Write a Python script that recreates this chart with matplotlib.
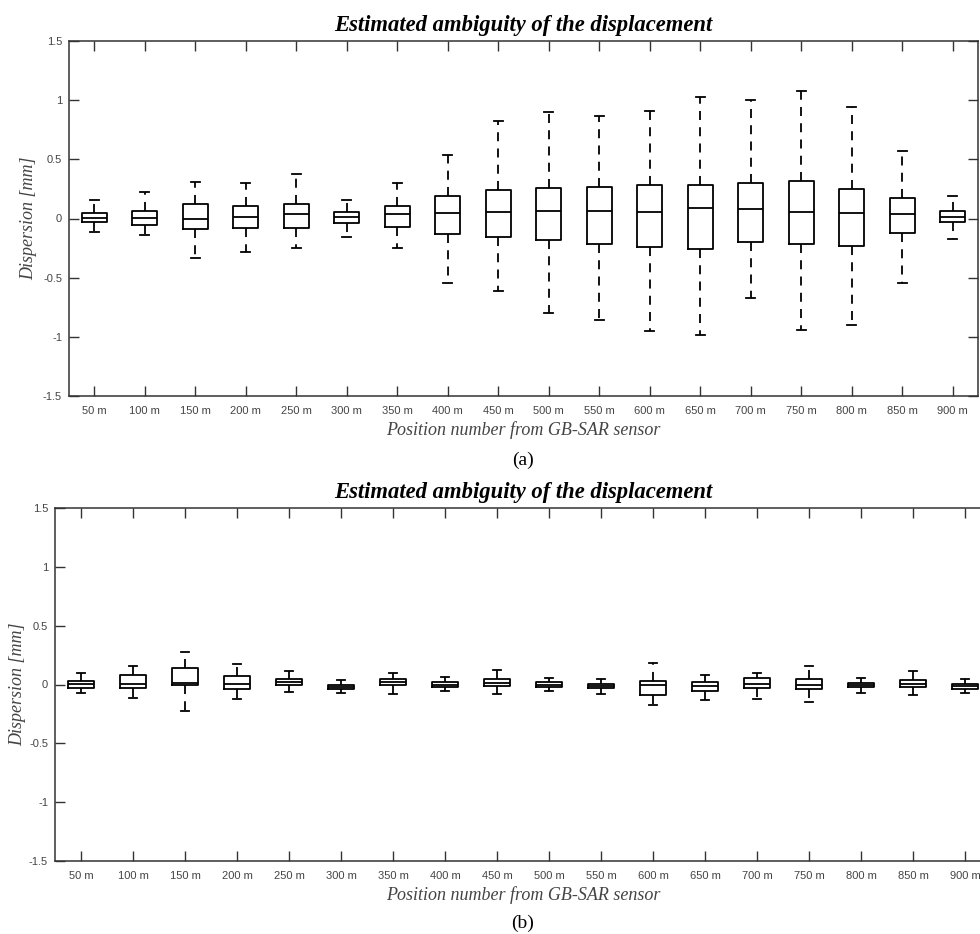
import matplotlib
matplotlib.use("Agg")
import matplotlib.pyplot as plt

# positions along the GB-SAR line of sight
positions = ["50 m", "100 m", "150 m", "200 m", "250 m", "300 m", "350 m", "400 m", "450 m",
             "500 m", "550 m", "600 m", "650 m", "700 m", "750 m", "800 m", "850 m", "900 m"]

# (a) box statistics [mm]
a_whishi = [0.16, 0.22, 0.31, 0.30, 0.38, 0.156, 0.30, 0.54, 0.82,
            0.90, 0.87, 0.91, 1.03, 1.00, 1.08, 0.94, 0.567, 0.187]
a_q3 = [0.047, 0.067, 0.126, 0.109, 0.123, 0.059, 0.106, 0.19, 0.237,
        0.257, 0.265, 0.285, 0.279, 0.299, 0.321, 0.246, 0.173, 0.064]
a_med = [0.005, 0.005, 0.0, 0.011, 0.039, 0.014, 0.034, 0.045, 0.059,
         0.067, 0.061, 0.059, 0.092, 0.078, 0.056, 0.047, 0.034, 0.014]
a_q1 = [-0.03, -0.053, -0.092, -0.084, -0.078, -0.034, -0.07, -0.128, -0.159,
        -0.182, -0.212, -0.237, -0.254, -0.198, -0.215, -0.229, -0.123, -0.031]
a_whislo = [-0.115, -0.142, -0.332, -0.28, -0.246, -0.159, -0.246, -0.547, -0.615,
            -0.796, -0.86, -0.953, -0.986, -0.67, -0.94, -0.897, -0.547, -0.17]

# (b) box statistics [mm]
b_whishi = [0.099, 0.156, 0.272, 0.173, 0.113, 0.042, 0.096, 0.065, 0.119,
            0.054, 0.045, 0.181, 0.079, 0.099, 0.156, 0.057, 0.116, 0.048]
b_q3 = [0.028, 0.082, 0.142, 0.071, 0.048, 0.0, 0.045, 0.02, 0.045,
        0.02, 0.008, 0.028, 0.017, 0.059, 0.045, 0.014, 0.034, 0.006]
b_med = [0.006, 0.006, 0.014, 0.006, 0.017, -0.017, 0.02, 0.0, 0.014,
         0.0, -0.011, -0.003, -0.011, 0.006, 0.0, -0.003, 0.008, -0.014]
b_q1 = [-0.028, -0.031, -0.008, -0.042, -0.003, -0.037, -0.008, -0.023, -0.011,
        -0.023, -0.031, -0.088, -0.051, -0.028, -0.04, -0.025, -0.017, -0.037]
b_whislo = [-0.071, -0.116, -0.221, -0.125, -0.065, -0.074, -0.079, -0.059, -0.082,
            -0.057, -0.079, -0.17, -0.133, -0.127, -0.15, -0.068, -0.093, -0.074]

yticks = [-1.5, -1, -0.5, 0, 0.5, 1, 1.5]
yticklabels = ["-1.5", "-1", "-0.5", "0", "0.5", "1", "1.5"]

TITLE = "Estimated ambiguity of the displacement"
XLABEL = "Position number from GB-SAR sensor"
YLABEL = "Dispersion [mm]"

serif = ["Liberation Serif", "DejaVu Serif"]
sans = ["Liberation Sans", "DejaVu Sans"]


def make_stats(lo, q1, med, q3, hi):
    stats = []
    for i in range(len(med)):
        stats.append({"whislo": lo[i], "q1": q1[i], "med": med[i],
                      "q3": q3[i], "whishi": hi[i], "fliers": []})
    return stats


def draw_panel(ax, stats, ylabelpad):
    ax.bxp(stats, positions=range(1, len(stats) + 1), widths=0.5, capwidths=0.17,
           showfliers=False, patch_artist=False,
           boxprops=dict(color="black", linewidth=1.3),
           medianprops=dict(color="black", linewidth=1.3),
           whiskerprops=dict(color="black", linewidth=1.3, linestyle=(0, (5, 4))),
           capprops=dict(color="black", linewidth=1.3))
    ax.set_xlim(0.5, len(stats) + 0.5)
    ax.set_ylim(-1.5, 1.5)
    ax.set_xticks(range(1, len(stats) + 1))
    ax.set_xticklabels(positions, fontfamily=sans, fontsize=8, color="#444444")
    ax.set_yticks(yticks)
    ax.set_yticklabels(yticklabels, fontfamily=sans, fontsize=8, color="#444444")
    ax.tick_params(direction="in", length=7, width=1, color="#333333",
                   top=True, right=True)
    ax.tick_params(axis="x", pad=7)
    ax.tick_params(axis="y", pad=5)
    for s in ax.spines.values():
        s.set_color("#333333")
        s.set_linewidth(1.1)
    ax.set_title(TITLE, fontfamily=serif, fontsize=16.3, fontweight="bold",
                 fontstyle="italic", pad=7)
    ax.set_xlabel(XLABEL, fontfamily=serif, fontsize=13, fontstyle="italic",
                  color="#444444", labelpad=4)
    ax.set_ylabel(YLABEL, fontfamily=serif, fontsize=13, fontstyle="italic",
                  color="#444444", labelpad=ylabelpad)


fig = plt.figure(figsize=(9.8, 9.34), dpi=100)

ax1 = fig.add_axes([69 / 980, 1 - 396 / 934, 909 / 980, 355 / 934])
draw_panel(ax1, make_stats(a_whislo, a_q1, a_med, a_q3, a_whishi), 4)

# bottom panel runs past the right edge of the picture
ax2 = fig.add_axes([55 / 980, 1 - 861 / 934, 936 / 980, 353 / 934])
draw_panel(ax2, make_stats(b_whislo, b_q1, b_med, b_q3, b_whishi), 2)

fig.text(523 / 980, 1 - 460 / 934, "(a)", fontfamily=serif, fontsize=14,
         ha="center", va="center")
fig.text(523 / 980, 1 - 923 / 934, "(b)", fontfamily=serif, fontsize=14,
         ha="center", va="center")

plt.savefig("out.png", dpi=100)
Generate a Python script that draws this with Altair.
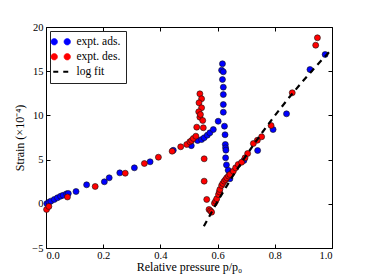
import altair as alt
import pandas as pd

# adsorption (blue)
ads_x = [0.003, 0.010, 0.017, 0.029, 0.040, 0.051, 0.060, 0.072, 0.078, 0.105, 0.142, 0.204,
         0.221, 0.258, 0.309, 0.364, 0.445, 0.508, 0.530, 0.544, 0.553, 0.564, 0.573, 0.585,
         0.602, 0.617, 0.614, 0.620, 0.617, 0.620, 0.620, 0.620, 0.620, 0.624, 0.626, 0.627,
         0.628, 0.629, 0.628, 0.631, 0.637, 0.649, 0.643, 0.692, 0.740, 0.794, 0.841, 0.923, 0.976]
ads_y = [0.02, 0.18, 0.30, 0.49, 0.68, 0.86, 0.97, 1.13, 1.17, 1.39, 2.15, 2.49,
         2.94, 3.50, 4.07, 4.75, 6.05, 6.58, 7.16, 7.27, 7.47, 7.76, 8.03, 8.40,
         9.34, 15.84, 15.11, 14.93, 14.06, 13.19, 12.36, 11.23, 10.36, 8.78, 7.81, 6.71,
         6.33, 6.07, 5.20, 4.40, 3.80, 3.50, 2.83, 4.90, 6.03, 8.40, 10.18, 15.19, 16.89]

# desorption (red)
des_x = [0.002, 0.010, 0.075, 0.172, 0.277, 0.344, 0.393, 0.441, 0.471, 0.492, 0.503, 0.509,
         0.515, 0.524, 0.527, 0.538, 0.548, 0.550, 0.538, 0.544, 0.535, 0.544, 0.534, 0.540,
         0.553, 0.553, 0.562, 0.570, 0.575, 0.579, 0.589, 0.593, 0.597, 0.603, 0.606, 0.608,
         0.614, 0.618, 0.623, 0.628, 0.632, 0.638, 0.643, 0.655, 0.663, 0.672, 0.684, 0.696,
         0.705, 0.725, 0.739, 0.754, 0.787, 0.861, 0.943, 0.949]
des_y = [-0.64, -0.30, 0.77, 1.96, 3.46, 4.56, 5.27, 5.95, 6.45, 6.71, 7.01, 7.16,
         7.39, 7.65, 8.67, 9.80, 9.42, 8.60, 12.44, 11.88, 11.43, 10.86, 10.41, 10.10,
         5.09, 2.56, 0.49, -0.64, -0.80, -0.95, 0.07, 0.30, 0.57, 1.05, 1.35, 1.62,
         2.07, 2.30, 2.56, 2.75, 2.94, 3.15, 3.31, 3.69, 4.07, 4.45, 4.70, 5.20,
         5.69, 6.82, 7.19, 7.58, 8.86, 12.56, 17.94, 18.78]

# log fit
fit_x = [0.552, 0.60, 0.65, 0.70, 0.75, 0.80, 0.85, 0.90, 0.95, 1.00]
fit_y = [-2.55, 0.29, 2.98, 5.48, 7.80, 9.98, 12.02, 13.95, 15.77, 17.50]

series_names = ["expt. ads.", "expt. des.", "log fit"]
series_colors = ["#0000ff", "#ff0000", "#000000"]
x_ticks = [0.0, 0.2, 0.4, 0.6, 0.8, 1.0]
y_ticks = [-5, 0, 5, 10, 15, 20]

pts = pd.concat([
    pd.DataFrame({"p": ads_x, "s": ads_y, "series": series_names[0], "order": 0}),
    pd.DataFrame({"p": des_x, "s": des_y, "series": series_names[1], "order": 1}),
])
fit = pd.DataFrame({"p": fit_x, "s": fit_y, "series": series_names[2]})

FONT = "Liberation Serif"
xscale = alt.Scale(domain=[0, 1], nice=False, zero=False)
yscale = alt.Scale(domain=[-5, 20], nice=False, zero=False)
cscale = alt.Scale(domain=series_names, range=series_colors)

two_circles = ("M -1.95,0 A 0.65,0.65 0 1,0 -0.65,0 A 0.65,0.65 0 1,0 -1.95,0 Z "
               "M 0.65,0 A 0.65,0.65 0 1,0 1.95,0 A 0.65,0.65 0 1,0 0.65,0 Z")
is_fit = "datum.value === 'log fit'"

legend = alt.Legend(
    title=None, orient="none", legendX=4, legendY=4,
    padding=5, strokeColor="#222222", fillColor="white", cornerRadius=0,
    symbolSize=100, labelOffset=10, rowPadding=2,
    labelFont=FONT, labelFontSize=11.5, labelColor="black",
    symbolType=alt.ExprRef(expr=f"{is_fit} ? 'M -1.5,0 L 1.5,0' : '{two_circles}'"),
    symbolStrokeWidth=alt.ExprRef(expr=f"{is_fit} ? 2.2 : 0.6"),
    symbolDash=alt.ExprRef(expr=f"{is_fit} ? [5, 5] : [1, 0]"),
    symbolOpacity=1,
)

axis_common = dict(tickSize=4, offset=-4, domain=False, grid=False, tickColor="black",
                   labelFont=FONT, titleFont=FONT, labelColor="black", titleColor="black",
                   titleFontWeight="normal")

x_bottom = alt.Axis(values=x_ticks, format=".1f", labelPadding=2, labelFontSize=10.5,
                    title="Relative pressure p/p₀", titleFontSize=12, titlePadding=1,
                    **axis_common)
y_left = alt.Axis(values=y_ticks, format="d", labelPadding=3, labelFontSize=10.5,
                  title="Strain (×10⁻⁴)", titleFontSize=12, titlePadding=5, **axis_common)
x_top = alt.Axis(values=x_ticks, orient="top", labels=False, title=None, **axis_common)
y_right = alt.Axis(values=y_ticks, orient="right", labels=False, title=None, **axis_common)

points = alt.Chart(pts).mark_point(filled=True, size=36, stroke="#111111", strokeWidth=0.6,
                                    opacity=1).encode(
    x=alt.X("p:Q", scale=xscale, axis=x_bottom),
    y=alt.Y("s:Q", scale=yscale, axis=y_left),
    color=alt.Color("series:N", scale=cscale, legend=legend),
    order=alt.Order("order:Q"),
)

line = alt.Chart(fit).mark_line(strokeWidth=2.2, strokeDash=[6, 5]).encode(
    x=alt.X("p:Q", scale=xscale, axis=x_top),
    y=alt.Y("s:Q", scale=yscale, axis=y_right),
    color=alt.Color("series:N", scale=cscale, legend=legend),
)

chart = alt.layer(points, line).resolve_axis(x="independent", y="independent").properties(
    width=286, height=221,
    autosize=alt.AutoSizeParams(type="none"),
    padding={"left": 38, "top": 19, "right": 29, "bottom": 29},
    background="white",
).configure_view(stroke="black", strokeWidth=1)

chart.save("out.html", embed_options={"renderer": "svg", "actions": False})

————

__THE PROBLEM__:
Of the lines above, quote exactly those from the one with "Generate a Python" through the one with "10.18, 15.19, 16.89]", ends included; pictures stay out.

__FULL ANSWER__:
Generate a Python script that draws this with Altair.
import altair as alt
import pandas as pd

# adsorption (blue)
ads_x = [0.003, 0.010, 0.017, 0.029, 0.040, 0.051, 0.060, 0.072, 0.078, 0.105, 0.142, 0.204,
         0.221, 0.258, 0.309, 0.364, 0.445, 0.508, 0.530, 0.544, 0.553, 0.564, 0.573, 0.585,
         0.602, 0.617, 0.614, 0.620, 0.617, 0.620, 0.620, 0.620, 0.620, 0.624, 0.626, 0.627,
         0.628, 0.629, 0.628, 0.631, 0.637, 0.649, 0.643, 0.692, 0.740, 0.794, 0.841, 0.923, 0.976]
ads_y = [0.02, 0.18, 0.30, 0.49, 0.68, 0.86, 0.97, 1.13, 1.17, 1.39, 2.15, 2.49,
         2.94, 3.50, 4.07, 4.75, 6.05, 6.58, 7.16, 7.27, 7.47, 7.76, 8.03, 8.40,
         9.34, 15.84, 15.11, 14.93, 14.06, 13.19, 12.36, 11.23, 10.36, 8.78, 7.81, 6.71,
         6.33, 6.07, 5.20, 4.40, 3.80, 3.50, 2.83, 4.90, 6.03, 8.40, 10.18, 15.19, 16.89]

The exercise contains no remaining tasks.